Cook the egg noodles
1

• Boil the kettle. Half-fill a medium saucepan with boiling water.
• Add egg noodles to saucepan over medium-high heat, stirring occasionally with a fork to separate, until tender, 4-5 minutes.
• Drain, rinse with cold water and set aside.

Get prepped
2

• Meanwhile, thinly slice carrot into half-moons. Slice capsicum. Finely chop garlic. Thinly slice spring onion. Set aside.
• Cut chicken breast into 2cm chunks.
• In a small bowl, combine oyster sauce, the brown sugar, the soy sauce and the water. Set aside.
• In a medium bowl, whisk the egg and a pinch of salt and pepper.

Cook the veggies
3

• In a large frying pan, heat a drizzle of olive oil over medium-high heat.
• Cook carrot and capsicum, tossing, until tender, 4-5 minutes.
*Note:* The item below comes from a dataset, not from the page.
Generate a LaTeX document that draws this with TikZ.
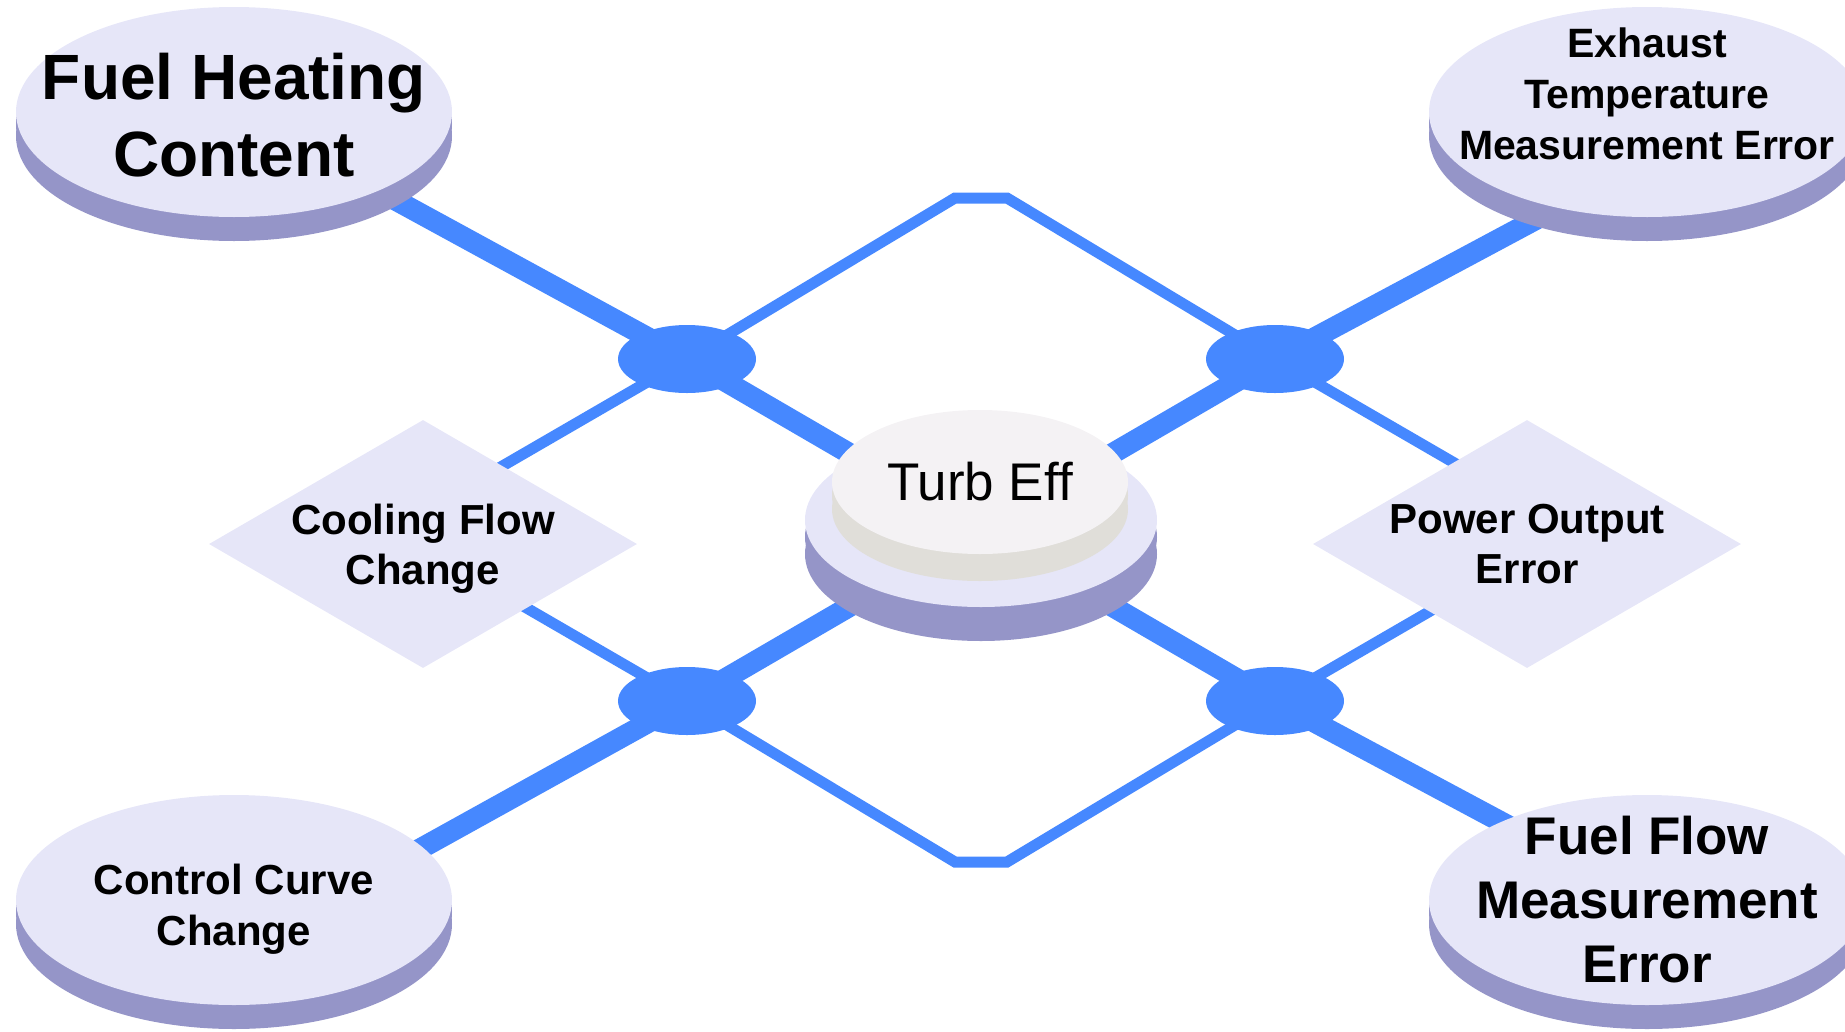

Add garlic and cook until fragrant, 1 minute.
• Stir in egg mixture and cook, stirring, until cooked through, 1 minute. Transfer to a bowl.

Cook the chicken
4

• In a large frying pan, heat a drizzle of olive oil over high heat. 
• When oil is hot, cook chicken, tossing occasionally, until browned and cooked through, 5-6 minutes.
• Add ginger paste and Southeast Asian spice blend, and cook until fragrant, 1 minute.

Flavour the noodles
5

• To the chicken, add oyster sauce mixture and cook, stirring, until bubbling, 1 minute.
• Remove pan from heat. Return veggies and noodles to the pan, tossing, until combined and heated through. Season to taste.

Serve up
6

• Divide chicken Singapore-style noodles and veggies between bowls.
• Garnish with spring onion to serve. Enjoy!